Direktur Pengadaan Strategis I PLN, Nicke Widyawati mengatakan, skema harga batu bara yang diberikan ke PLN saat ini sama dengan harga batu bara yang diekspor. Padahal, batu bara yang dibeli PLN untuk kebutuhan pembangkit.
Advertisement
Baca Juga
"Kalau sekarang kan enggak ada bedanya dengan yang untuk ekspor. Namanya DMO (Domestic Market Obligation) harusnya berbeda, kan untuk infrastruktur ketenagalistrikan," kata dia di Jakarta, Rabu (30/8/2017).
Menurut Nicke, PLN telah mengusulkan ke pemerintah untuk mendapat keistimewaan harga, dengan pengenaan harga berdasarkan mekanisme cost plus fee, bukan sesuai dengan harga pasar seperti saat ini.
"Maksudnya cost plus fee.
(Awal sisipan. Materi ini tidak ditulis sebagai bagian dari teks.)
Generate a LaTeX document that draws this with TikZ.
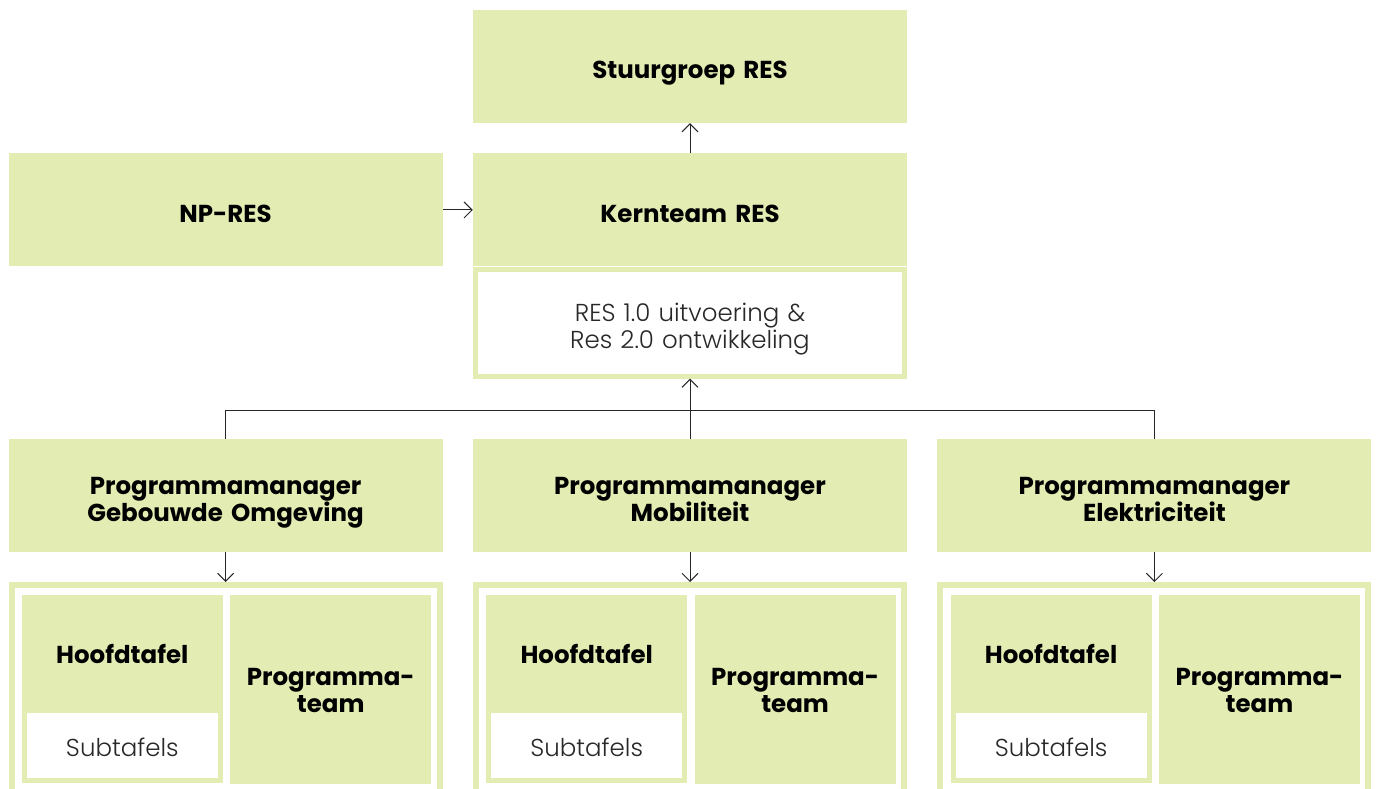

Kami mengusulkan dan memohon supaya DMO itu berbeda, jangan mengikuti harga pasar," jelas dia.
PLN perlu mendapat keistimewaan harga batu bara sebagai langkah menekan BPP listrik. Apalagi PLN tidak boleh lagi menaikan tarif listrik oleh pemerintah.
"Dengan cost plus fee tidak ada yang dirugikan, tapi juga tidak membuat BPP naik berlebihan. Sekarang tarif kita enggak boleh naik sementara harga batu bara naik terus," papar dia.
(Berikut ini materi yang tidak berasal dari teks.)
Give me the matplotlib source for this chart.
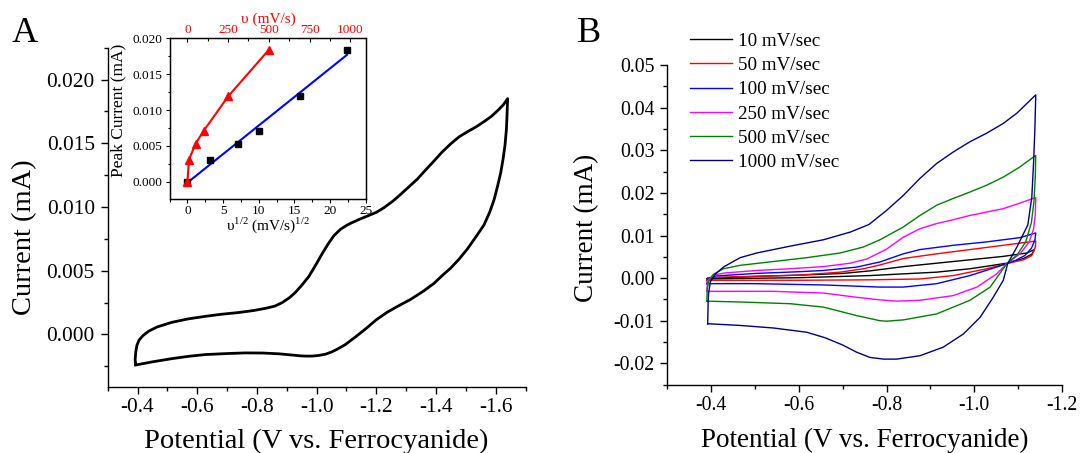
#!/usr/bin/env python3
import numpy as np
import matplotlib
matplotlib.use('Agg')
from matplotlib import pyplot as plt
from matplotlib.ticker import MultipleLocator, FormatStrFormatter

plt.rcParams['font.family'] = ['Liberation Serif', 'DejaVu Serif']
plt.rcParams['mathtext.fontset'] = 'custom'
plt.rcParams['mathtext.rm'] = 'Liberation Serif'
plt.rcParams['axes.unicode_minus'] = False

# Panel A: single CV loop (V vs. ferrocyanide, mA)
cv_a_e = [-0.394, -0.392, -0.394, -0.398, -0.405, -0.418, -0.437, -0.465, -0.515, -0.570,
          -0.627, -0.680, -0.739, -0.790, -0.829, -0.860, -0.885, -0.910, -0.929, -0.950,
          -0.974, -0.997, -1.019, -1.040, -1.058, -1.080, -1.100, -1.114, -1.140, -1.170,
          -1.200, -1.226, -1.255, -1.282, -1.310, -1.338, -1.365, -1.393, -1.420, -1.449,
          -1.477, -1.505, -1.535, -1.561, -1.585, -1.606, -1.625, -1.640,
          -1.638, -1.636, -1.631, -1.625, -1.617, -1.607, -1.595, -1.580, -1.561, -1.535,
          -1.505, -1.477, -1.449, -1.420, -1.393, -1.355, -1.315, -1.275, -1.237, -1.200,
          -1.165, -1.130, -1.096, -1.070, -1.050, -1.030, -1.007, -0.985, -0.963, -0.945,
          -0.920, -0.873, -0.820, -0.761, -0.700, -0.627, -0.570, -0.515, -0.450, -0.394]
cv_a_i = [-0.00235, -0.00200, -0.00140, -0.00085, -0.00045, -0.00010, 0.00025, 0.00058,
          0.00095, 0.00122, 0.00142, 0.00158, 0.00172, 0.00188, 0.00205, 0.00222, 0.00250,
          0.00290, 0.00330, 0.00385, 0.00455, 0.00545, 0.00635, 0.00715, 0.00775, 0.00825,
          0.00855, 0.00872, 0.00900, 0.00929, 0.00958, 0.00995, 0.01045, 0.01100, 0.01160,
          0.01220, 0.01290, 0.01360, 0.01430, 0.01495, 0.01550, 0.01590, 0.01630, 0.01670,
          0.01710, 0.01755, 0.01800, 0.01850,
          0.01720, 0.01610, 0.01480, 0.01380, 0.01270, 0.01170, 0.01060, 0.00960, 0.00860,
          0.00770, 0.00670, 0.00590, 0.00520, 0.00460, 0.00400, 0.00335, 0.00275, 0.00225,
          0.00175, 0.00115, 0.00045, -0.00020, -0.00080, -0.00115, -0.00138, -0.00155,
          -0.00165, -0.00170, -0.00170, -0.00168, -0.00162, -0.00152, -0.00146, -0.00145,
          -0.00150, -0.00158, -0.00172, -0.00190, -0.00215, -0.00240]

# Inset: peak current vs scan rate
scan_rate = np.array([0, 10, 50, 100, 250, 500])
peak_current = np.array([0.0, 0.0031, 0.0053, 0.0071, 0.0119, 0.0184])

# Panel B: CVs at several scan rates
e_10 = [-0.390, -0.392, -0.410, -0.500, -0.600, -0.700, -0.762, -0.838, -0.914, -0.990,
        -1.066, -1.120, -1.137, -1.131, -1.112, -1.074, -0.990, -0.914, -0.838, -0.762,
        -0.600, -0.450, -0.390]
i_10 = [-0.0002, 0.0000, 0.0001, 0.0004, 0.0007, 0.0011, 0.0017, 0.0027, 0.0035, 0.0043,
        0.0051, 0.0059, 0.0067, 0.0056, 0.0046, 0.0035, 0.0022, 0.0014, 0.0010, 0.0006,
        0.0001, -0.0001, -0.0002]

e_50 = [-0.390, -0.392, -0.450, -0.600, -0.694, -0.747, -0.785, -0.838, -0.914, -0.990,
        -1.066, -1.140, -1.139, -1.131, -1.112, -1.074, -1.028, -0.952, -0.876, -0.762,
        -0.600, -0.390]
i_50 = [-0.0005, 0.0001, 0.0003, 0.0007, 0.0014, 0.0022, 0.0031, 0.0046, 0.0057, 0.0067,
        0.0077, 0.0087, 0.0073, 0.0053, 0.0043, 0.0034, 0.0022, 0.0006, -0.0002, -0.0004,
        -0.0005, -0.0005]

e_100 = [-0.390, -0.392, -0.410, -0.500, -0.600, -0.656, -0.732, -0.785, -0.838, -0.876,
         -0.952, -1.028, -1.104, -1.140, -1.138, -1.130, -1.115, -1.095, -1.074, -1.051,
         -0.990, -0.914, -0.838, -0.785, -0.656, -0.500, -0.390]
i_100 = [-0.0013, -0.0002, 0.0005, 0.0011, 0.0015, 0.0018, 0.0026, 0.0038, 0.0057, 0.0067,
         0.0077, 0.0085, 0.0095, 0.0106, 0.0089, 0.0070, 0.0053, 0.0042, 0.0034, 0.0026,
         0.0006, -0.0013, -0.0021, -0.0021, -0.0016, -0.0013, -0.0013]

e_250 = [-0.390, -0.392, -0.405, -0.430, -0.504, -0.580, -0.656, -0.717, -0.755, -0.800,
         -0.838, -0.876, -0.914, -0.952, -0.990, -1.028, -1.066, -1.104, -1.140,
         -1.139, -1.135, -1.125, -1.105, -1.074, -1.051, -1.006, -0.952, -0.876, -0.823,
         -0.785, -0.732, -0.656, -0.542, -0.390]
i_250 = [-0.0031, -0.0005, 0.0007, 0.0012, 0.0018, 0.0022, 0.0027, 0.0035, 0.0045, 0.0068,
         0.0096, 0.0116, 0.0128, 0.0137, 0.0147, 0.0155, 0.0163, 0.0176, 0.0189,
         0.0150, 0.0115, 0.0085, 0.0058, 0.0034, 0.0010, -0.0021, -0.0041, -0.0052, -0.0054,
         -0.0051, -0.0045, -0.0035, -0.0031, -0.0031]

e_500 = [-0.390, -0.391, -0.395, -0.405, -0.428, -0.466, -0.542, -0.618, -0.694, -0.747,
         -0.785, -0.838, -0.876, -0.914, -0.952, -0.990, -1.028, -1.066, -1.104, -1.140,
         -1.139, -1.136, -1.130, -1.117, -1.098, -1.074, -1.036, -0.990, -0.914, -0.838,
         -0.800, -0.785, -0.732, -0.656, -0.580, -0.466, -0.390]
i_500 = [-0.0054, -0.0025, -0.0005, 0.0009, 0.0022, 0.0030, 0.0039, 0.0048, 0.0059, 0.0073,
         0.0090, 0.0120, 0.0147, 0.0171, 0.0187, 0.0202, 0.0218, 0.0237, 0.0261, 0.0288,
         0.0240, 0.0180, 0.0130, 0.0085, 0.0055, 0.0034, -0.0021, -0.0052, -0.0084, -0.0098,
         -0.0101, -0.0100, -0.0088, -0.0068, -0.0060, -0.0056, -0.0054]

e_1000 = [-0.392, -0.393, -0.394, -0.398, -0.409, -0.428, -0.466, -0.504, -0.580, -0.656,
          -0.717, -0.760, -0.800, -0.838, -0.876, -0.914, -0.952, -0.990, -1.028, -1.066,
          -1.097, -1.140,
          -1.138, -1.135, -1.131, -1.122, -1.097, -1.076, -1.066, -1.043, -1.013, -0.975,
          -0.929, -0.876, -0.823, -0.793, -0.762, -0.732, -0.700, -0.660, -0.618, -0.542,
          -0.466, -0.392]
i_1000 = [-0.0107, -0.0060, -0.0037, -0.0009, 0.0009, 0.0026, 0.0048, 0.0059, 0.0075, 0.0090,
          0.0108, 0.0126, 0.0159, 0.0194, 0.0234, 0.0269, 0.0296, 0.0320, 0.0340, 0.0363,
          0.0387, 0.0430,
          0.0350, 0.0270, 0.0190, 0.0125, 0.0073, 0.0034, -0.0005, -0.0045, -0.0092, -0.0131,
          -0.0162, -0.0182, -0.0190, -0.0190, -0.0186, -0.0174, -0.0157, -0.0140, -0.0127,
          -0.0117, -0.0111, -0.0107]

labels_b = ['10 mV/sec', '50 mV/sec', '100 mV/sec', '250 mV/sec', '500 mV/sec', '1000 mV/sec']
colors_b = ['#000000', '#FF0000', '#0000FF', '#FF00FF', '#008000', '#000080']


def style_axes(ax, size):
    ax.spines['top'].set_visible(False)
    ax.spines['right'].set_visible(False)
    for s in ('left', 'bottom'):
        ax.spines[s].set_linewidth(1.0)
    ax.tick_params(which='major', direction='out', length=5, width=1.0,
                   labelsize=size)
    ax.tick_params(which='minor', direction='out', length=3, width=1.0)
    ax.tick_params(axis='y', pad=4.3)
    ax.tick_params(axis='x', pad=3)


fig = plt.figure(figsize=(10.8, 4.53), dpi=100)

# ---- Panel A ----
axa = fig.add_axes([0.0997, 0.1464, 0.3869, 0.7483])
axa.plot(cv_a_e, cv_a_i, color='black', lw=2.0)
axa.set_xlim(-0.3, -1.7)
axa.set_ylim(-0.0041, 0.0225)
axa.set_xticks(np.arange(-0.4, -1.61, -0.2))
axa.xaxis.set_minor_locator(MultipleLocator(0.1))
axa.xaxis.set_major_formatter(FormatStrFormatter('%.1f'))
axa.set_yticks(np.arange(0, 0.0201, 0.005))
axa.yaxis.set_minor_locator(MultipleLocator(0.0025))
axa.yaxis.set_major_formatter(FormatStrFormatter('%.3f'))
style_axes(axa, 15.4)
axa.set_xlabel('Potential (V vs. Ferrocyanide)', fontsize=20.5)
axa.set_ylabel('Current (mA)', fontsize=20.5)
axa.xaxis.set_label_coords(0.5, -0.125)
axa.yaxis.set_label_coords(-0.169, 0.4416)

# inset
axi = fig.add_axes([0.157, 0.5607, 0.1817, 0.3547])
axt = axi.twiny()
sq = np.sqrt(scan_rate)
fit = np.polyfit(sq, peak_current, 1)
xf = np.array([0, sq.max()])
axi.plot(xf, np.polyval(fit, xf), color='#0000FF', lw=1.5, zorder=2)
axi.plot(sq, peak_current, 's', color='black', ms=5, zorder=3)
axt.plot(scan_rate, peak_current, '-^', color='#FF0000', lw=1.5, ms=6)
axi.set_xlim(-2.5, 25)
axt.set_xlim(-109.5, 1095)
axi.set_ylim(-0.0024, 0.020)
axi.set_xticks([0, 5, 10, 15, 20, 25])
axi.xaxis.set_minor_locator(MultipleLocator(2.5))
axi.set_yticks(np.arange(0, 0.0201, 0.005))
axi.yaxis.set_minor_locator(MultipleLocator(0.0025))
axi.yaxis.set_major_formatter(FormatStrFormatter('%.3f'))
axt.set_xticks([0, 250, 500, 750, 1000])
axt.xaxis.set_minor_locator(MultipleLocator(125))
for a in (axi, axt):
    for s in a.spines.values():
        s.set_linewidth(0.9)
axi.tick_params(which='major', direction='out', length=3, width=0.8, labelsize=9.5, pad=2)
axi.tick_params(axis='x', pad=1)
axi.tick_params(which='minor', direction='out', length=1.8, width=0.8)
axt.tick_params(which='major', direction='in', length=3, width=0.8, labelsize=9.5,
                pad=1.5, labelcolor='#FF0000')
axt.tick_params(which='minor', direction='in', length=1.8, width=0.8)
axi.set_ylabel('Peak Current (mA)', fontsize=12.5)
axi.set_xlabel('υ$^{1/2}$ (mV/s)$^{1/2}$', fontsize=11)
axt.set_xlabel('υ (mV/s)', fontsize=11, color='#FF0000')
axi.yaxis.set_label_coords(-0.219, 0.554)
axi.xaxis.set_label_coords(0.4995, -0.1)
axt.xaxis.set_label_coords(0.505, 1.097)

# ---- Panel B ----
axb = fig.add_axes([0.6179, 0.1508, 0.3655, 0.7057])
series_e = [e_10, e_50, e_100, e_250, e_500, e_1000]
series_i = [i_10, i_50, i_100, i_250, i_500, i_1000]
for e, i, lab, c in zip(series_e, series_i, labels_b, colors_b):
    axb.plot(e, i, color=c, lw=1.0, label=lab)
axb.set_xlim(-0.3, -1.2)
axb.set_ylim(-0.025, 0.05)
axb.set_xticks(np.arange(-0.4, -1.21, -0.2))
axb.xaxis.set_minor_locator(MultipleLocator(0.1))
axb.xaxis.set_major_formatter(FormatStrFormatter('%.1f'))
axb.set_yticks(np.arange(-0.02, 0.0501, 0.01))
axb.yaxis.set_minor_locator(MultipleLocator(0.005))
axb.yaxis.set_major_formatter(FormatStrFormatter('%.2f'))
style_axes(axb, 14.2)
axb.set_xlabel('Potential (V vs. Ferrocyanide)', fontsize=19.5)
axb.set_ylabel('Current (mA)', fontsize=19.5)
axb.xaxis.set_label_coords(0.499, -0.135)
axb.yaxis.set_label_coords(-0.174, 0.49)
axb.legend(loc='upper left', bbox_to_anchor=(0.6386, 0.929), bbox_transform=fig.transFigure,
           frameon=False, fontsize=13.8, handlelength=2.2, handletextpad=0.3,
           labelspacing=0.36, borderpad=0, borderaxespad=0)

fig.text(12 / 1080, 1 - 42 / 453, 'A', fontsize=26, va='baseline')
fig.text(577 / 1080, 1 - 42 / 453, 'B', fontsize=26, va='baseline')

fig.savefig('out.png', dpi=100)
Berdasarkan data PLN, harga acuan batu bara naik pada tahun ini dari tahun lalu mencapai US$ 61,8. Harga tersebut membentuk BPP Rp 1.265 per kilo Watt hour (kWh). Sedangkan harga acuan batubara kuartal II 2017 US$ 82,2 per ton, menjadikan BPP menjadi Rp 1.283 per kWh.
Tarif Listrik Tak Naik
Menteri Keuangan (Menkeu) Sri Mulyani Indrawati menegaskan, pemerintah tidak akan menaikkan harga bahan bakar minyak (BBM), elpiji ukuran 3 kilogram (kg), dan tarif dasar listrik pada tahun depan.
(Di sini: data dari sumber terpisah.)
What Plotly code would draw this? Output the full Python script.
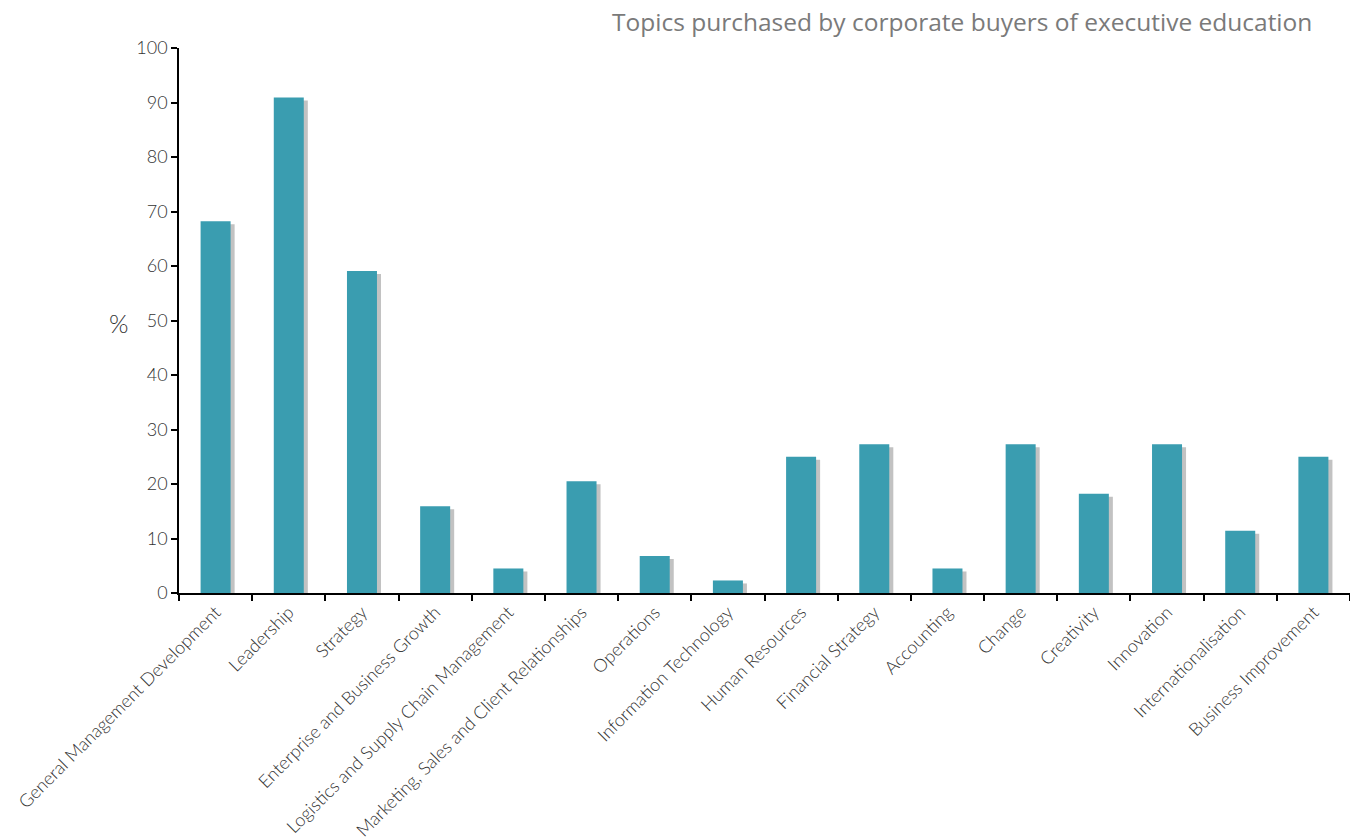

Rencana kebijakan tersebut sesuai dengan alokasi anggaran subsidi energi sebesar Rp 103,4 triliun di Rancangan Anggaran Pendapatan dan Belanja Negara (RAPBN) 2018.
"Tidak ada kenaikan harga BBM, elpiji, dan tarif listrik di 2018. Jumlah pelanggan listrik golongan 900 volt ampere (VA) yang disubsidi akan dibatasi," kata Sri Mulyani saat Konferensi Pers RAPBN 2018 di kantornya, Jakarta, Senin (21/8/2017).
Sri Mulyani menyebut, pemerintah mengalokasikan anggaran subsidi energi sebesar Rp 103,4 triliun di RAPBN 2018. Anggaran tersebut untuk subsidi BBM dan elpiji 3 kg sebesar Rp 51,1 triliun dan subsidi listrik Rp 52,2 triliun.
"Kebijakan subsidi energi meliputi perbaikan penyaluran untuk memperbaiki ketepatan sasaran. Subsidi tertutup untuk elpiji ukuran 3 kg, dan subsidi tepat sasaran untuk pelanggan 450 VA dan 900 VA," terangnya.
Asal tahu, dari Nota Keuangan dan RAPBN 2018 dijelaskan, anggaran subsidi energi yang diperkirakan Rp 103,4 triliun di RAPBN 2018, naik Rp 13,54 triliun dibanding outlook 2017 yang sebesar Rp 89,86 triliun.
Peningkatan anggaran subsidi BBM dan elpiji dipengaruhi oleh perubahan asumsi nilai tukar rupiah terhadap dolar Amerika Serikat semula Rp 13.400 pada 2017 menjadi Rp 13.500 di 2018. Selain itu, perubahan tersebut dipengaruhi oleh volume konsumsi BBM bersubsidi dan elpiji, yaitu:
Pertama, peningkatan volume BBM bersubsidi semula 16.110 ribu kiloliter (kl) pada 2017 menjadi 16.770 ribu (kl) pada 2018. Kedua, peningkatan volume elpiji 3 kg semula 6.199 juta kg pada 2017 menjadi 6.385 juta kg pada 2018.
Sementara, peningkatan anggaran subsidi listrik tersebut terutama dipengaruhi oleh perubahan asumsi nilai tukar rupiah. "RAPBN 2018 akan dibahas dengan DPR mulai September, Oktober, November 2017 dan kemudian untuk disahkan menjadi UU APBN 2018," jelas Sri Mulyani.